Companies have been beating earnings estimates. The 44 companies in the S&P 500 that had reported earnings as of Tuesday night posted sales growth that was 2.2 percentage points better than expected and earnings that were 8 percentage points higher than forecast, according to Julian Emanuel at Evercore ISI.
Adding on to the optimism, the Cboe Volatility Index — a gauge of investor fear popularly known as the VIX — is near a 52-week low. In other words, investors think stock prices will rise over the next 30 days.
Yet the positive sentiment hasn't seeped into broader markets. Of course, individual stocks have reflected companies' financial health. IBM, for example, rose on the news that it managed to trim costs, while Netflix sank 3.17% because its earnings fell.
But the broader indexes have remained essentially flat. There are, in my opinion, two reasons for that.

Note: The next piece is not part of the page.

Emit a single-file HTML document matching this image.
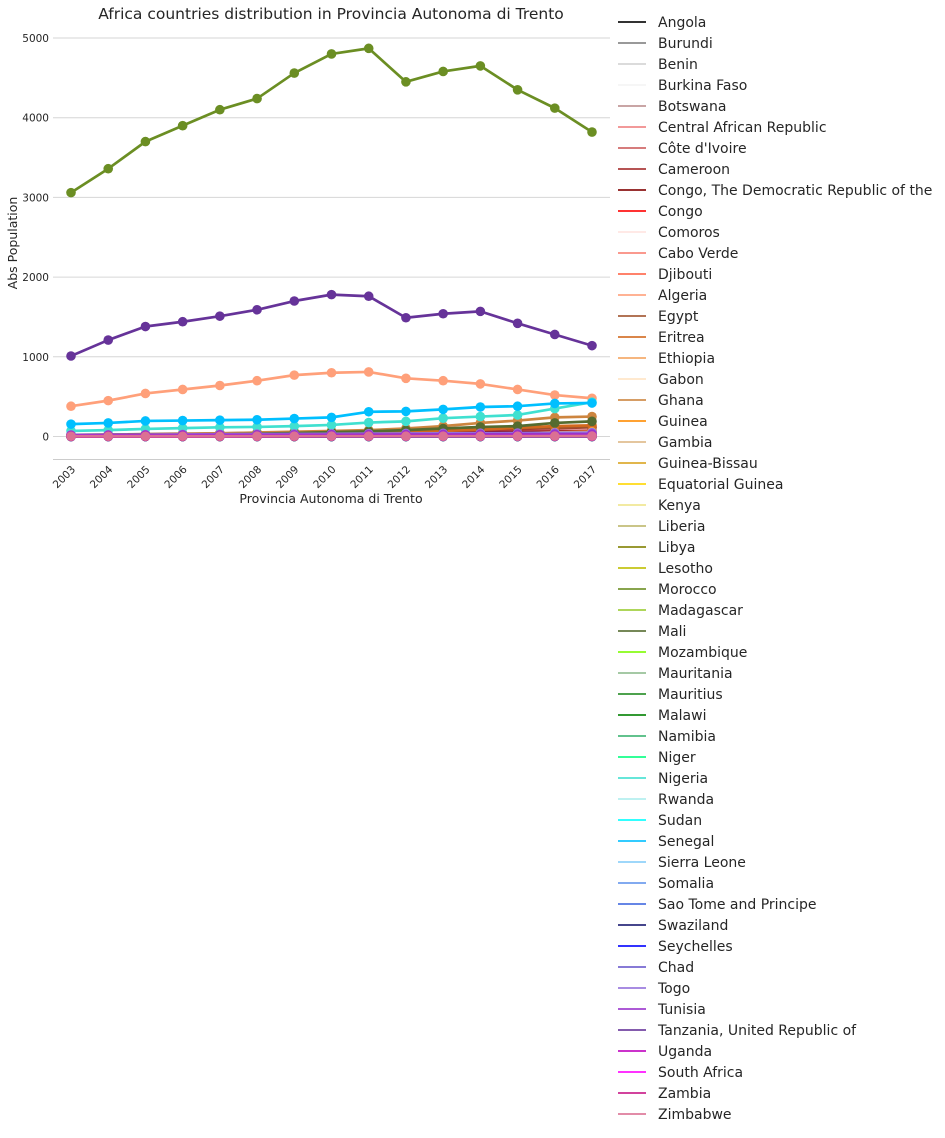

First, even though companies have been reporting better-than-expected results, that trend could have low base expectations to thank: Analysts think S&P 500 earnings will fall 5.2% in the first quarter. But this has the effect of making earnings look better than they actually are. As CNBC Pro's Scott Schnipper wrote, "Expectations about the immediate earnings outlook have been down for so long, the actual numbers themselves could look like up to investors."
Second, fewer major companies gave forecasts for the year ahead. The lack of direction regarding their future earnings, coupled with a possible interest rate hike in the U.S. — which now seems more concrete after the U.K. reported yesterday that its inflation remained in the double digits — exacerbated investors' uncertainty.
It appears that investors are already training their eyes on the Federal Reserve's next meeting in May, rather than poring over last quarter's earnings.